DATA PROVIDED
## begin

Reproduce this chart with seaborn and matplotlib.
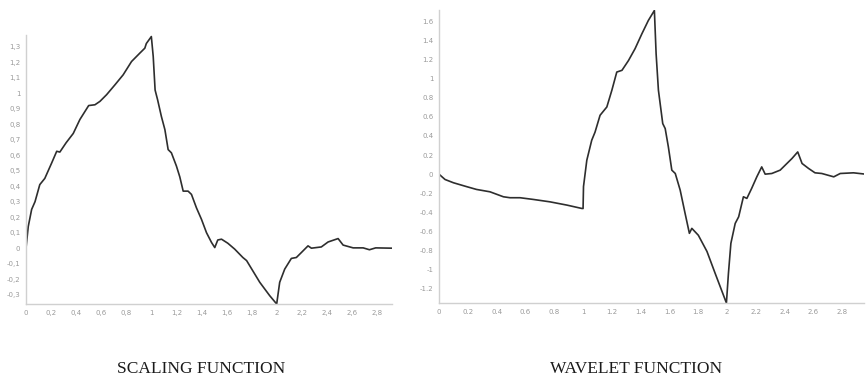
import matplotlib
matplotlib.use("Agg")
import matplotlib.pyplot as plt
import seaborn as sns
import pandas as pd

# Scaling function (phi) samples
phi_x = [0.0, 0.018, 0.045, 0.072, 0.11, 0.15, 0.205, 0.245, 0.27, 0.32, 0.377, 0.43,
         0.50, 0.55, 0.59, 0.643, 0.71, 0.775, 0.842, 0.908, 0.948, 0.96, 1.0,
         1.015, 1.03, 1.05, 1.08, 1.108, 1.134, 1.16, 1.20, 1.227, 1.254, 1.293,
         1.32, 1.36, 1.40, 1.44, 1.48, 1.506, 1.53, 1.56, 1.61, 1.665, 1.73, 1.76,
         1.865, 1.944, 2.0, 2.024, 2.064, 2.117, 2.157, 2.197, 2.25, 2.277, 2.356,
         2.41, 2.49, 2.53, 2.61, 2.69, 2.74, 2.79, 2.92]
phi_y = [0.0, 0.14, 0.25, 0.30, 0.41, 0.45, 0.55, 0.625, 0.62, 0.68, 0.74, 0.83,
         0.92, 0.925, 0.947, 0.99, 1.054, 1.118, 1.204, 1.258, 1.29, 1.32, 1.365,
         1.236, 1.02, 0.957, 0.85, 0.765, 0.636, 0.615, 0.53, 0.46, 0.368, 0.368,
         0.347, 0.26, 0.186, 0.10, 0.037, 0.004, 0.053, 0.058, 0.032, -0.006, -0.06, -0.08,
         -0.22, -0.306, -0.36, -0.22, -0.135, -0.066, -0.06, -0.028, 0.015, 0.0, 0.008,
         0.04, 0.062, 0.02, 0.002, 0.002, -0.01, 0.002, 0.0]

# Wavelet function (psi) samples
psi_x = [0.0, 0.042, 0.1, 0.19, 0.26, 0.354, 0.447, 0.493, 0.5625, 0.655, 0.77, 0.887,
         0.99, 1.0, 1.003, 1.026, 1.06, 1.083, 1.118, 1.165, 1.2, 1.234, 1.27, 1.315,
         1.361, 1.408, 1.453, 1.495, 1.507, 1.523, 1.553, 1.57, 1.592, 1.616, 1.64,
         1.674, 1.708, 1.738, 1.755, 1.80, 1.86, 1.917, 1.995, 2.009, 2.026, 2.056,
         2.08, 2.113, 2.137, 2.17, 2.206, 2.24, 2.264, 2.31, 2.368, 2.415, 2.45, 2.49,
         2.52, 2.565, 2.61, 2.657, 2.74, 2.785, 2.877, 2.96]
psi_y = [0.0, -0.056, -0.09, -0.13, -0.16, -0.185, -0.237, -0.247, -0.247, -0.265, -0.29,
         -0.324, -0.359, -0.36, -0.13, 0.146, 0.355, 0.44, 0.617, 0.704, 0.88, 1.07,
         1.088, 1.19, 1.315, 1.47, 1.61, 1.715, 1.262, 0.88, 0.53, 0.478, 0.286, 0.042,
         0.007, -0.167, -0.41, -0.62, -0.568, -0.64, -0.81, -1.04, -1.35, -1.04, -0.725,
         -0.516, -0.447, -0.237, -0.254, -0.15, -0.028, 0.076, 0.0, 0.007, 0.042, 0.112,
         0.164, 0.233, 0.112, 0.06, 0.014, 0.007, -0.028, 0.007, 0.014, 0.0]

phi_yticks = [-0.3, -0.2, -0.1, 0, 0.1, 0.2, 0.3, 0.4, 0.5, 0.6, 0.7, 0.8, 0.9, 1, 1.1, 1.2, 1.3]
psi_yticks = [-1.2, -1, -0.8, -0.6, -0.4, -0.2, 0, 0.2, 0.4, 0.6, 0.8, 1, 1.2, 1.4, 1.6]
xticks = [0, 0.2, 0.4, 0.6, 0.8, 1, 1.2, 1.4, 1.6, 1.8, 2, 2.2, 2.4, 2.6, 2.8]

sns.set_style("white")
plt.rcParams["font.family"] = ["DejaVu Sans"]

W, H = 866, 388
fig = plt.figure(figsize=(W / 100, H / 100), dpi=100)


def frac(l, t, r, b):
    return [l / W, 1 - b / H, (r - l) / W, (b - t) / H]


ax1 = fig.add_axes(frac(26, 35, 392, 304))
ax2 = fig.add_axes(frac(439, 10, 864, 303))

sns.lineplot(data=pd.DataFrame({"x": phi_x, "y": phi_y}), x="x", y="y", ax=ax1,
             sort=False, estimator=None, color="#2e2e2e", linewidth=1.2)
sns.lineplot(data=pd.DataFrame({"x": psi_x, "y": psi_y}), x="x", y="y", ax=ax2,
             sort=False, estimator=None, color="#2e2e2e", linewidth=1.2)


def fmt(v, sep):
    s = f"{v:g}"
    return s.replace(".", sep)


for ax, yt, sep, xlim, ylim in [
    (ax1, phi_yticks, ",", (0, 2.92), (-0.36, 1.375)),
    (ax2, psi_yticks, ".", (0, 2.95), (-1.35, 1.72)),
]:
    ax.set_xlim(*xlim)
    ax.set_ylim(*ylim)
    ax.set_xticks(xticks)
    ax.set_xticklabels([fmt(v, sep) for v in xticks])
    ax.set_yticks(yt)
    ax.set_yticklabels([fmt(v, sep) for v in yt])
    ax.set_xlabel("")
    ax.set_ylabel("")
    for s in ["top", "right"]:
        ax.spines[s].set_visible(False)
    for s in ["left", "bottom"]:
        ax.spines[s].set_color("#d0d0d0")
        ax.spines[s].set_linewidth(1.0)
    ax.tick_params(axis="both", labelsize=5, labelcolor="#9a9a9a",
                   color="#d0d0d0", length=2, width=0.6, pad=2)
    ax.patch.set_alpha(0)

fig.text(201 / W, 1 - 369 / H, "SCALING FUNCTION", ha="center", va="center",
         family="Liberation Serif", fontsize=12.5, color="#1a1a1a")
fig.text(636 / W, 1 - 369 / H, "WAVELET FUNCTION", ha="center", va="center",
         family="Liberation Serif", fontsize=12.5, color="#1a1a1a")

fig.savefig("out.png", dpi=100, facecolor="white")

## end

Reproduce exactly the run of lines that opens the listing and closes with the line holding "import pandas as pd". Pictures are excluded.

Reproduce this chart with seaborn and matplotlib.
import matplotlib
matplotlib.use("Agg")
import matplotlib.pyplot as plt
import seaborn as sns
import pandas as pd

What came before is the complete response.